OPENING REQUIREMENTS FOR MINORS
Banking rules for minors (under 18) are set by state law and individual bank policies, but the general structure is:
Custodial accounts (under 18): A parent or guardian must be a joint account holder and typically initiates the account. The minor can have a debit card and access to the account, but the adult has legal ownership and control.
Major banks with solid youth checking options: Chase First Banking (for children under 18, managed by parent; no debit card until age 13), Capital One MONEY (no minimum balance, parental controls), Current (built specifically for teens with parent visibility features), and Greenlight (a debit card and parent-controlled spending app rather than a full bank account, useful for younger teens learning to manage money).
Turning 18: Most youth accounts convert to adult accounts automatically; others require a new adult account application. Verify the transition process before the birthday to ensure continuity of direct deposit and automatic payments.

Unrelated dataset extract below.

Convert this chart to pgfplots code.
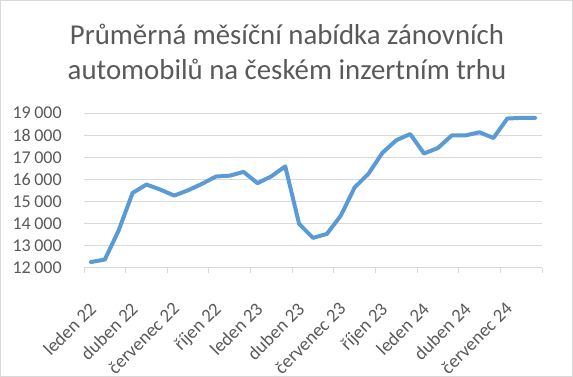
\documentclass[border=0pt]{standalone}
\usepackage{fontspec}
\setmainfont{Carlito}
\usepackage{pgfplots}
\pgfplotsset{compat=1.18}
\definecolor{linec}{HTML}{5B9BD5}
\definecolor{gridc}{HTML}{D9D9D9}
\definecolor{txt}{HTML}{595959}
\begin{document}
\begin{tikzpicture}[x=0.75pt,y=0.75pt]
\begin{axis}[
  at={(63pt,81.75pt)}, anchor=south west,
  scale only axis, width=343.5pt, height=116.25pt,
  xmin=-0.5, xmax=32.5, ymin=12000, ymax=19000,
  ytick={12000,13000,...,19000},
  scaled y ticks=false,
  yticklabel={\pgfmathprintnumber[fixed,precision=0]{\tick}},
  ymajorgrids, grid style={gridc, line width=0.75pt},
  separate axis lines,
  axis x line*=bottom, axis y line*=left,
  x axis line style={gridc, line width=0.75pt, -},
  y axis line style={draw=none},
  xtick={-0.5,2.5,...,32.5}, xticklabels={},
  xtick style={gridc, line width=0.75pt},
  tick align=outside, major tick length=3.75pt,
  ytick style={draw=none},
  extra x ticks={0,3,...,30},
  extra x tick labels={leden 22,duben 22,červenec 22,říjen 22,leden 23,duben 23,červenec 23,říjen 23,leden 24,duben 24,červenec 24},
  extra x tick style={major tick length=0pt},
  xticklabel style={rotate=45, anchor=north east, inner sep=0pt, yshift=-16pt, xshift=-19pt, txt, font=\fontsize{14}{16}\selectfont},
  yticklabel style={anchor=east, inner sep=0pt, xshift=-12.75pt, txt, font=\fontsize{13.5}{16}\selectfont},
  /pgf/number format/assume math mode=true,
  /pgf/number format/1000 sep={\hspace{0.2em}},
]
\addplot[linec, line width=3pt, line join=round, line cap=round] coordinates {
(0,12270) (1,12380) (2,13700) (3,15390) (4,15770) (5,15540) (6,15270) (7,15510)
(8,15800) (9,16130) (10,16170) (11,16340) (12,15830) (13,16140) (14,16590) (15,13990)
(16,13360) (17,13540) (18,14360) (19,15640) (20,16260) (21,17200) (22,17770) (23,18050)
(24,17170) (25,17420) (26,17990) (27,17990) (28,18130) (29,17870) (30,18750) (31,18780) (32,18780)
};
\end{axis}
\node[anchor=base, txt, font=\fontsize{21.6}{26}\selectfont] at (287,332) {Průměrná měsíční nabídka zánovních};
\node[anchor=base, txt, font=\fontsize{21.6}{26}\selectfont] at (287,297) {automobilů na českém inzertním trhu};
\draw[gridc, line width=0.75pt] (0.5,0.5) rectangle (572.5,376.5);
\pgfresetboundingbox
\useasboundingbox (0,0) rectangle (573,377);
\end{tikzpicture}
\end{document}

FEATURES THAT MATTER FOR FIRST-TIME ACCOUNT HOLDERS
Beyond no fees and no minimums, several features are specifically valuable for young adults:
Real-time transaction notifications: Push notifications on every debit card transaction make it impossible to lose track of spending without actively ignoring the alerts. This single feature prevents more overdrafts than any other tool.
Instant peer-to-peer transfer capability: Integration with Zelle (built into most bank apps) allows immediate transfer between banks for shared expenses—splitting a dinner, paying rent to a roommate—without writing checks or waiting for ACH processing.
Early direct deposit: Online banks frequently post direct deposit funds 1 to 2 days before the official payday, when payroll is submitted. This small timing advantage is genuinely useful for young adults managing tight cash flow at the end of pay periods.
Mobile check deposit: The ability to photograph and deposit a paper check without visiting a branch is important for young adults whose employers, family members, or occasional sources of income may still use paper checks.
A first bank account that charges no fees, sends real-time transaction alerts, offers overdraft protection through a savings account link, and supports mobile check deposit serves the practical financial needs of a teenager or young adult completely. Starting there—not with a full-service bank account designed for someone with a mortgage and investment accounts—is the right baseline for the first financial relationship.